A suribachi is a Japanese kind of mortar. Originally it came from Southern China, it was introduced in Japan between the eleventh and twelfth century. In Japanese cooking, it's used mainly for grinding up sesame seeds, but also for preparing many kinds of sauces, dressings, and pastes. A suribachi is used in combination with a surikogi, a wooden pestle.

A suribachi is an earthenware bowl, glazed (brown) on the outside. On the inside it has a pattern of ridges (ushi-no-me) to facilitate grinding. This pattern can be simply circular (the ridges radiating out from the centre of the bowl), or more elaborate: a pattern made of 'comma's' or even a daisy-wheel design.

Originally, the suribachi was used for grinding miso. Since then, many dishes have been developed for which you need the suribachi: goma-yogoshi (vegetables flavored with a sauce of seasoned, ground sesame), goma-miso (miso flavored with ground sesame), dengaku (sweetened miso sauce used to flavor toasted tofu), kinome-ae (dressing made with sansho sprigs), shira-ae (dressing made of tofu mixed with white sesame), tororo-jiru (grated tororo), tsumire (fish paste balls), denbu (shredded seasoned fish flakes) and kinoton (dumplings covered with ground sesame or soybean powder).
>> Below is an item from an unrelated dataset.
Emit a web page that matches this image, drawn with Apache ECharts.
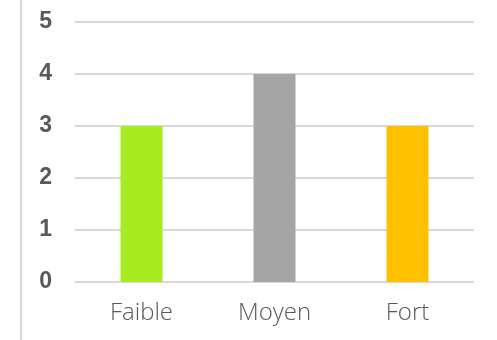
<!DOCTYPE html>
<html>
<head>
<meta charset="utf-8">
<script src="https://cdn.jsdelivr.net/npm/echarts@6/dist/echarts.min.js"></script>
<style>
  html, body { margin: 0; padding: 0; background: #fff; }
  #chart { width: 497px; height: 340px; }
</style>
</head>
<body>
<div id="chart"></div>
<script>
// Category labels, values and bar colours
const categories = ['Faible', 'Moyen', 'Fort'];
const values = [3, 4, 3];
const barColors = ['#A9EB21', '#A5A5A5', '#FFC000'];
const yTicks = { min: 0, max: 5, interval: 1 };

const chart = echarts.init(document.getElementById('chart'), null, { renderer: 'canvas' });

chart.setOption({
  animation: false,
  backgroundColor: '#ffffff',
  grid: { left: 75, right: 23, top: 22, bottom: 58, containLabel: false },
  graphic: [{
    type: 'line',
    shape: { x1: 21, y1: 0, x2: 21, y2: 340 },
    style: { stroke: '#d9d9d9', lineWidth: 2 }
  }],
  xAxis: {
    type: 'category',
    data: categories,
    axisLine: { show: false },
    axisTick: { show: false },
    axisLabel: {
      margin: 19,
      color: '#595959',
      fontFamily: 'Open Sans',
      fontSize: 24,
      fontWeight: 300
    }
  },
  yAxis: {
    type: 'value',
    min: yTicks.min,
    max: yTicks.max,
    interval: yTicks.interval,
    axisLine: { show: false },
    axisTick: { show: false },
    splitLine: { lineStyle: { color: '#d9d9d9', width: 2 } },
    axisLabel: {
      margin: 23,
      color: '#595959',
      fontFamily: 'Liberation Sans',
      fontSize: 23,
      fontWeight: 'bold'
    }
  },
  series: [{
    type: 'bar',
    barWidth: 42,
    data: values.map((v, i) => ({ value: v, itemStyle: { color: barColors[i] } }))
  }]
});
</script>
</body>
</html>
Of course, the suribachi comes in handy too for many other non-japanese dishes, since it's a very efficient grinding tool.
To use it, you place it on a sturdy surface (perhaps with a towel underneath to protect your worktop from the unglazed underside), and use two hands for the surikogi: hold the top of the pestle with one hand and rotate the lower part with the other.